With the start of the new financial year 2026, there are several important changes to the income tax rules, as announced in the budget. These modifications include changes in tax exemptions, slabs, TDS limits, and more. Here's a detailed breakdown of the updates:
1. Tax Exemption Up to Rs 12 Lakh
- The tax exemption limit has been raised from Rs 7 lakh to Rs 12 lakh.
- Individuals with an annual income of up to Rs 12 lakh will not be required to pay income tax.
- Previously, income above Rs 7 lakh but below Rs 12 lakh attracted a tax of Rs 80,000. Now, no tax will be applicable for incomes up to Rs 12 lakh.
- Note: Even though no tax will be due, individuals must still file their income tax returns.
2. New Income Tax Slabs
The tax slabs under the new income tax system have been revised. The structure now includes seven tax slabs:
- Rs 0-4 lakh: Nil (No tax)
- Rs 4-8 lakh: 5%
- Rs 8-12 lakh: 10%
- Rs 12-16 lakh: 15%
- Rs 16-20 lakh: 20%
- Rs 20-24 lakh: 25%
- Above Rs 24 lakh: 30%
The tax-free limit has been increased from Rs 3 lakh to Rs 4 lakh, and the highest tax rate of 30% will now apply to incomes exceeding Rs 24 lakh (previously, it was for incomes above Rs 15 lakh).
3. Standard Deduction
- A standard deduction of Rs 75,000 has been introduced for salaried taxpayers, further reducing taxable income.

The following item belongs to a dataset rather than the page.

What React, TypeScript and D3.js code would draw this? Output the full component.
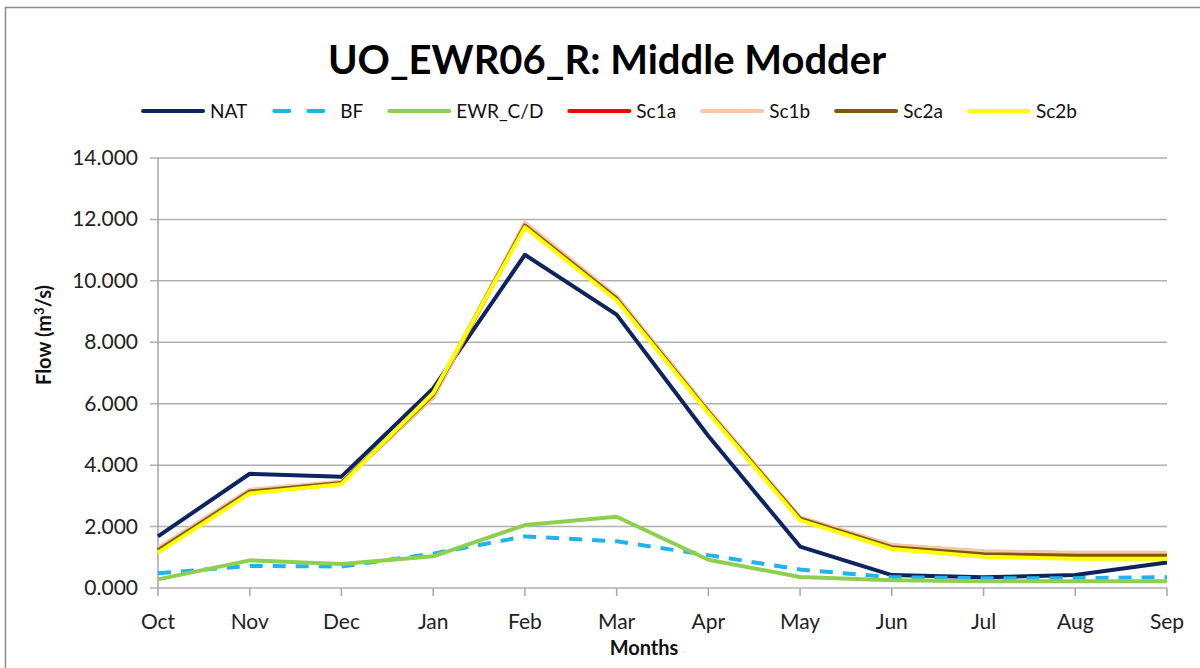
import React, { useEffect, useRef } from "react";
import * as d3 from "d3";

const months = ["Oct", "Nov", "Dec", "Jan", "Feb", "Mar", "Apr", "May", "Jun", "Jul", "Aug", "Sep"];

const NAT = [1.68, 3.72, 3.62, 6.5, 10.85, 8.9, 4.95, 1.35, 0.42, 0.35, 0.42, 0.83];
const BF = [0.48, 0.72, 0.7, 1.12, 1.68, 1.52, 1.07, 0.6, 0.35, 0.32, 0.32, 0.35];
const EWR_CD = [0.28, 0.9, 0.78, 1.03, 2.05, 2.32, 0.92, 0.36, 0.25, 0.22, 0.22, 0.22];
const Sc1a = [1.28, 3.18, 3.44, 6.22, 11.85, 9.45, 5.78, 2.28, 1.38, 1.18, 1.13, 1.12];
const Sc1b = [1.3, 3.2, 3.46, 6.2, 11.9, 9.5, 5.8, 2.3, 1.4, 1.2, 1.15, 1.15];
const Sc2a = [1.22, 3.14, 3.42, 6.3, 11.8, 9.42, 5.74, 2.26, 1.33, 1.1, 1.05, 1.05];
const Sc2b = [1.15, 3.08, 3.38, 6.35, 11.74, 9.36, 5.7, 2.2, 1.27, 1.02, 0.95, 0.95];

const yTicks = [0, 2, 4, 6, 8, 10, 12, 14];

const seriesList = [
  { name: "NAT", values: NAT, color: "#0d2461", dash: null },
  { name: "BF", values: BF, color: "#1fb4ee", dash: "13,10" },
  { name: "EWR_C/D", values: EWR_CD, color: "#8fcf50", dash: null },
  { name: "Sc1a", values: Sc1a, color: "#ff0000", dash: null },
  { name: "Sc1b", values: Sc1b, color: "#f7c8a8", dash: null },
  { name: "Sc2a", values: Sc2a, color: "#7f5a06", dash: null },
  { name: "Sc2b", values: Sc2b, color: "#ffff00", dash: null },
];

const FONT = "Lato, 'Liberation Sans', sans-serif";

export default function App() {
  const ref = useRef<SVGSVGElement>(null);

  useEffect(() => {
    const width = 1200;
    const height = 668;
    const svg = d3.select(ref.current);
    svg.selectAll("*").remove();

    const left = 158, right = 1167, top = 158, bottom = 588;

    const x = d3.scalePoint().domain(months).range([left, right]);
    const y = d3.scaleLinear().domain([0, 14]).range([bottom, top]);

    // chart frame
    svg.append("rect")
      .attr("x", 5.5).attr("y", 7.5)
      .attr("width", width + 10).attr("height", height + 10)
      .attr("fill", "white").attr("stroke", "#8c8c8c").attr("stroke-width", 1.5);

    // gridlines
    svg.append("g")
      .selectAll("line")
      .data(yTicks)
      .join("line")
      .attr("x1", left - 8).attr("x2", right)
      .attr("y1", (d) => y(d)).attr("y2", (d) => y(d))
      .attr("stroke", "#b0b0b0").attr("stroke-width", 1.5);

    // y axis line
    svg.append("line")
      .attr("x1", left).attr("x2", left).attr("y1", top).attr("y2", bottom)
      .attr("stroke", "#a6a6a6").attr("stroke-width", 1.5);

    // x ticks
    svg.append("g")
      .selectAll("line")
      .data(months)
      .join("line")
      .attr("x1", (d) => x(d)!).attr("x2", (d) => x(d)!)
      .attr("y1", bottom).attr("y2", bottom + 8)
      .attr("stroke", "#a6a6a6").attr("stroke-width", 1.5);

    // y labels
    svg.append("g")
      .selectAll("text")
      .data(yTicks)
      .join("text")
      .attr("x", 138).attr("y", (d) => y(d) + 7)
      .attr("text-anchor", "end")
      .style("font", `21px ${FONT}`)
      .attr("fill", "#222")
      .text((d) => d3.format(".3f")(d));

    // x labels
    svg.append("g")
      .selectAll("text")
      .data(months)
      .join("text")
      .attr("x", (d) => x(d)!).attr("y", 629)
      .attr("text-anchor", "middle")
      .style("font", `21px ${FONT}`)
      .attr("fill", "#222")
      .text((d) => d);

    // axis titles
    svg.append("text")
      .attr("x", 644).attr("y", 655)
      .attr("text-anchor", "middle")
      .style("font", `bold 20px ${FONT}`)
      .attr("fill", "#111")
      .text("Months");

    const yt = svg.append("text")
      .attr("transform", "translate(51,335) rotate(-90)")
      .attr("text-anchor", "middle")
      .style("font", `bold 20px ${FONT}`)
      .attr("fill", "#111");
    yt.append("tspan").text("Flow (m");
    yt.append("tspan").attr("dy", -7).style("font-size", "13px").text("3");
    yt.append("tspan").attr("dy", 7).text("/s)");

    // title
    svg.append("text")
      .attr("x", 607).attr("y", 74)
      .attr("text-anchor", "middle")
      .style("font", `bold 40px ${FONT}`)
      .attr("fill", "#000")
      .text("UO_EWR06_R: Middle Modder");

    // lines
    const line = d3.line<number>()
      .x((_, i) => x(months[i])!)
      .y((d) => y(d));

    svg.append("g")
      .selectAll("path")
      .data(seriesList)
      .join("path")
      .attr("d", (d) => line(d.values))
      .attr("fill", "none")
      .attr("stroke", (d) => d.color)
      .attr("stroke-width", 4)
      .attr("stroke-linejoin", "round")
      .attr("stroke-dasharray", (d) => d.dash);

    // legend: line 64px, 6px gap, text, gap to next item
    const gap = 24;
    const lg = svg.append("g");
    let cursor = 0;
    seriesList.forEach((s) => {
      const item = lg.append("g").attr("transform", `translate(${cursor},0)`);
      item.append("line")
        .attr("x1", 2).attr("x2", 62).attr("y1", 0).attr("y2", 0)
        .attr("stroke", s.color)
        .attr("stroke-width", 4)
        .attr("stroke-linecap", "round")
        .attr("stroke-dasharray", s.dash ? "15,19" : null)
        .attr("stroke-dashoffset", s.dash ? -1 : 0);
      const t = item.append("text")
        .attr("x", 69).attr("y", 7)
        .style("font", `19px ${FONT}`)
        .attr("fill", "#111")
        .text(s.name);
      const w = (t.node() as SVGTextElement).getComputedTextLength();
      cursor += 69 + w + gap;
    });
    const total = cursor - gap;
    lg.attr("transform", `translate(${609 - total / 2},111)`);
  }, []);

  return (
    <svg ref={ref} width={1200} height={668}
      style={{ position: "absolute", left: 0, top: 0, background: "white" }} />
  );
}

- This means that taxpayers can now enjoy tax exemption up to Rs 12.75 lakh annually.
4. Changes in TDS (Tax Deducted at Source)
- The TDS limit on bank interest for senior citizens has been raised from Rs 50,000 to Rs 1 lakh.
- For others, the TDS limit on bank interest has been increased to Rs 50,000.
- The TDS limit for dividend income has been doubled to Rs 10,000.
- The TDS exemption limit for rental income has been increased to Rs 6 lakh per annum, benefiting landlords and potentially boosting the rental market.
5. Change in TCS (Tax Collected at Source) Rule
- The TCS limit for remittances sent abroad has been increased from Rs 7 lakh to Rs 10 lakh.
- This applies to remittances made for children’s education, family expenses, or other purposes.
- Additionally, businesses with sales over Rs 50 lakh will no longer need to deduct 0.1% TCS on their sales.
6. Extended Time for Filing Updated Tax Returns (ITR-U)
- The time limit for filing updated tax returns (ITR-U) has been extended from 12 months to 48 months from the end of the relevant assessment year.
- This provides taxpayers with more time to file returns without facing heavy penalties, easing concerns about delays.
7. Start-Up Benefits
- Start-ups established before 1 April 2030 can avail of 100% tax deduction on profits for three years out of the first ten years of their operation.
- This is aimed at encouraging entrepreneurship and innovation within India.
Conclusion
The new income tax rules aim to provide relief to taxpayers, especially middle-income earners, by increasing the tax exemption limits and revising the tax slabs. Senior citizens, in particular, stand to benefit from the higher TDS limits. These changes, combined with the extended filing period and support for start-ups, are designed to ease the tax burden and encourage growth in various sectors of the economy.